Vorige week woensdag berichtte de ACM over haar toezicht tijdens de coronacrisis. De autoriteit ‘volgt de economische ontwikkelingen op de voet en beantwoordt graag vragen over samenwerking tussen bedrijven om de crisis te bestrijden’. In de berichtgeving over haar toezicht gaf de ACM in slechts één zin en in algemene bewoordingen aan dat de concurrentieregels ‘veel ruimte’ bieden om samen te werken. Daarentegen wijdde de ACM een hele alinea aan uiteenlopende gedragingen die niet mogen.
Een dag later meldde ACM-bestuursvoorzitter Martijn Snoep in het FD: ‘Dit zijn bijzondere omstandigheden die vragen om bijzondere oplossingen. Dit is geen normale tijd.’ Meerdere bedrijven hadden de ACM al benaderd met vragen over toelaatbare samenwerkingen, zoals supermarkten die elkaar wilden informeren. Het artikel meldde dat volgens de ‘crisisaanpak’ van de ACM uiteenlopende samenwerkingsvormen toegestaan zijn:
- informatie-uitwisseling tussen supermarkten over voorraadniveaus;
- samenwerking tussen logistieke dienstverleners om de Nederlandse bevolking te voorzien van levensmiddelen;
- brancheafspraken over soepele omgang met debiteuren;
- informatie-uitwisseling tussen farmaceutische groothandels over verkoopvolumes.
Geen van deze voorbeelden ziet echter op een elementair onderdeel van de crisisbestrijding, de zorgverlening zelf. Hoewel concurrentie tussen bijvoorbeeld verpleeghuizen of in de ziekenhuissector bepaald niet vanzelfsprekend is, gaat de ACM in haar praktijk wel ervan uit dat dit soort instellingen met elkaar concurreren. Zo zijn Amsterdamse ziekenhuizen eerder door de waakhond onderzocht in verband met uitwisseling van informatie over patiënten (onder meer aantallen per type zorg en herkomst van patiënten). De zaak werd pas gesloten na toezeggingen bepaalde informatie niet meer uit te wisselen: geen gedetailleerde informatie per ziekenhuis voor zover die niet ouder is dan een jaar.

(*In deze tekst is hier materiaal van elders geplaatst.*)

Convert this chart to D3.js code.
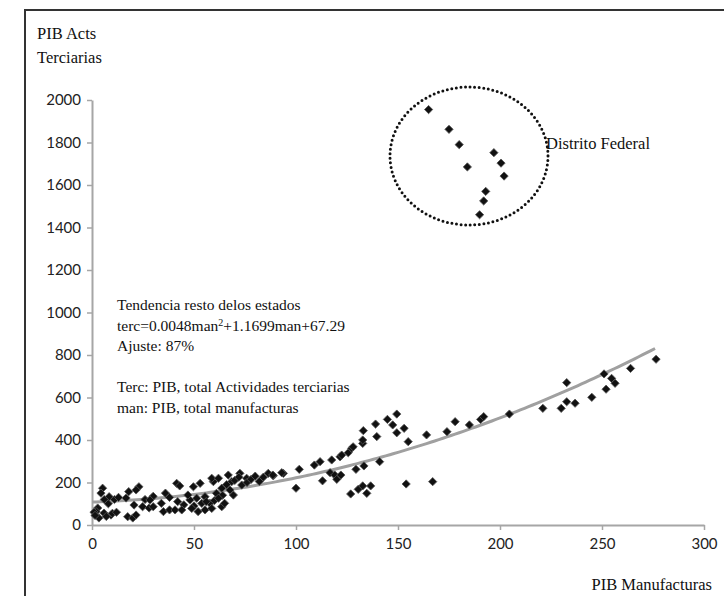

Het spreekt voor zich dat als supermarkten en farmaceutische groothandels al informatie over voorraden en volumes mogen delen, bepaalde informatie-uitwisseling tussen zorginstellingen zeker kan rekenen op een flexibele houding van de autoriteit. Het zou echter goed zijn als de ACM dit ook zou uitdragen en op haar website concrete voorbeelden zou noemen van de grote ‘ruimte om in tijden als deze samen te werken’. Op die manier draagt de autoriteit actief bij aan (een gevoel van) extra vrijheid die de bestrijding van de crisis ten goede kan komen.